EXERCISE BRIEF: The required output is the block of lines from the line with "Write the Plotly code for this chart." to the line with "import plotly.graph_objects as go", endpoints included and pictures omitted.

DATASET RECORDS:
#####
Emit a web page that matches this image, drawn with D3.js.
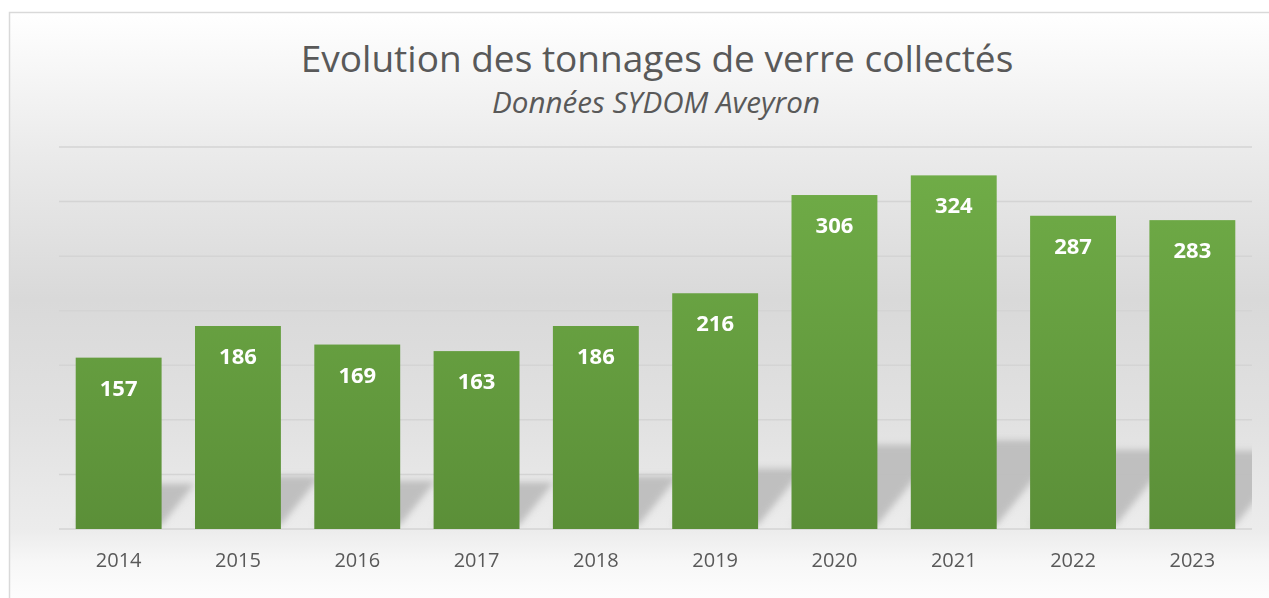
#####
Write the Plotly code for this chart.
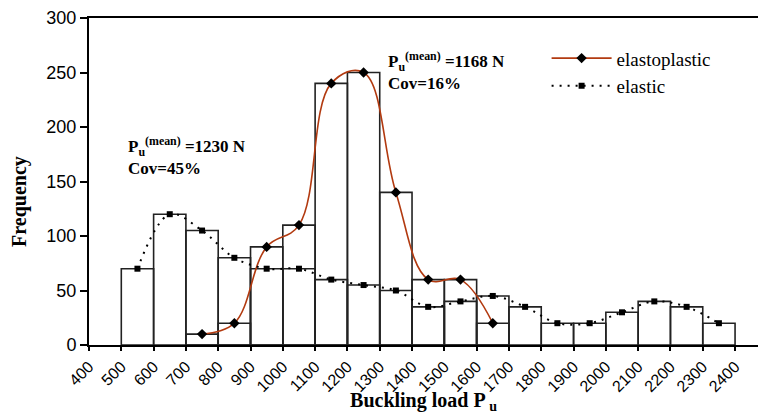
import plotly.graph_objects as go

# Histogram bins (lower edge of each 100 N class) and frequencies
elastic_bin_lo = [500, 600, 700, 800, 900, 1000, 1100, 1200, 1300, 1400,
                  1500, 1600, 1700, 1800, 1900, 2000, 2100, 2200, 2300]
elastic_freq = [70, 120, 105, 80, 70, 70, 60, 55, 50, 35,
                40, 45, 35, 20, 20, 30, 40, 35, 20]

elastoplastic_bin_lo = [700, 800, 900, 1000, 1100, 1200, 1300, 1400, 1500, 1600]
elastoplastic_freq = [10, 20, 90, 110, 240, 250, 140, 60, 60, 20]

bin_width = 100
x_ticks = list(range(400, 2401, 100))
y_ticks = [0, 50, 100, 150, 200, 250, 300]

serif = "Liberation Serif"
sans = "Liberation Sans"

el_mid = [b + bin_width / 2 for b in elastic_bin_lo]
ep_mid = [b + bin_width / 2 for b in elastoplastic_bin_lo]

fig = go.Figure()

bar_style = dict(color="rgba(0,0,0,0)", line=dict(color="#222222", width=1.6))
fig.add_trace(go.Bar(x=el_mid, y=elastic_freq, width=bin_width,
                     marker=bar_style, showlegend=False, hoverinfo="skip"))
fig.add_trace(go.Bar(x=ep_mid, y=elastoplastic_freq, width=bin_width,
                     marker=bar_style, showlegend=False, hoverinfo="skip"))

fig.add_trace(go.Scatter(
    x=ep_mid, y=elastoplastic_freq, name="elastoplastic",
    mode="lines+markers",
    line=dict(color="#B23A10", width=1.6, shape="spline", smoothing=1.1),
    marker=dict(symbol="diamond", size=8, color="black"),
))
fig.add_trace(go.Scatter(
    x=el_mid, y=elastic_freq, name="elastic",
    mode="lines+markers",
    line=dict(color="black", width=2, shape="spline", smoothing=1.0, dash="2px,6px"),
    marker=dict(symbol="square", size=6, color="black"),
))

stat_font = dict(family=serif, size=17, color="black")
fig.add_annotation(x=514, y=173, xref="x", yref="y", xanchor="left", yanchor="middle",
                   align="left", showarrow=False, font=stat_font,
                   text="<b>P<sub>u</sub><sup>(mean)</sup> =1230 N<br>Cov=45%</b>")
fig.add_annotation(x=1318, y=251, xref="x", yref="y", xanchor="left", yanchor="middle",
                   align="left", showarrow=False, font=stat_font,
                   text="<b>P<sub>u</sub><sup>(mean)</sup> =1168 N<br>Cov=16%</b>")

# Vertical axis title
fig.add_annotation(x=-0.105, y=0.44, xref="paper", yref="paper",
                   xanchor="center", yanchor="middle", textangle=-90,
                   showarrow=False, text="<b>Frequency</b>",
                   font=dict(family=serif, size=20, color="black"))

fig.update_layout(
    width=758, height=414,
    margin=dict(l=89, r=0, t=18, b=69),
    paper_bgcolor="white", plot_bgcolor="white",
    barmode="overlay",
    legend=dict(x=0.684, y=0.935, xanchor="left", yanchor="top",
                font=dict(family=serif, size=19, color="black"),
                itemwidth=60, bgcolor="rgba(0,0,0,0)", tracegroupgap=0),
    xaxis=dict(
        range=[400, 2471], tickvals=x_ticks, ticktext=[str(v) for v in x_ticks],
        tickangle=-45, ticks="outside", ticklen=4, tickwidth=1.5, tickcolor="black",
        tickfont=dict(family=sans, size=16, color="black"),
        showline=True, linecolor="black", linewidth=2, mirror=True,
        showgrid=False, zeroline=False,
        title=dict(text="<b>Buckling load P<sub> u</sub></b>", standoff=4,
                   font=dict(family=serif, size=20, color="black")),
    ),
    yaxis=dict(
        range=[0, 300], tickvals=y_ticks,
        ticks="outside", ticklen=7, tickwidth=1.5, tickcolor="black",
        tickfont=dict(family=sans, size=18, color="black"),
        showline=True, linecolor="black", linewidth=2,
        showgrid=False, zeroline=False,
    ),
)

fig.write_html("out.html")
#####
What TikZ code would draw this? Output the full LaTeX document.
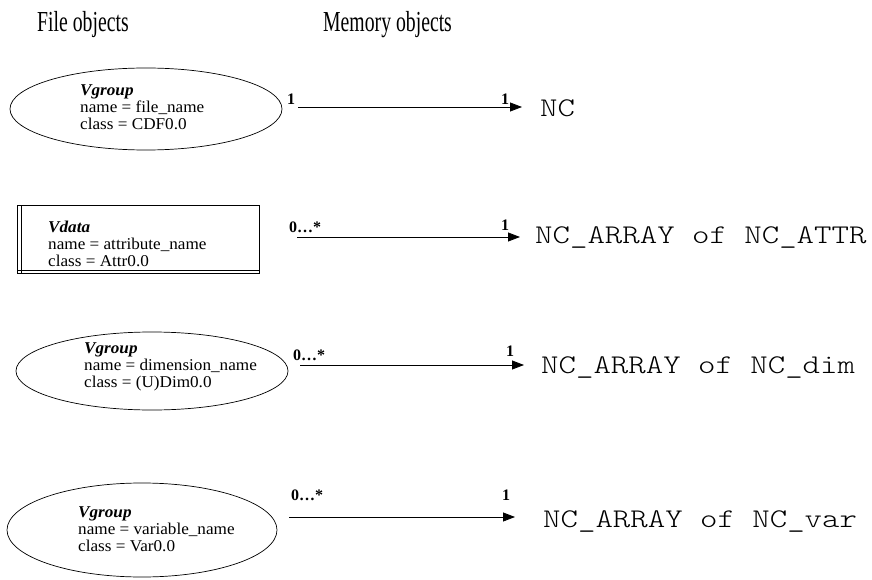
#####
PROBLEM SOLUTION:
Write the Plotly code for this chart.
import plotly.graph_objects as go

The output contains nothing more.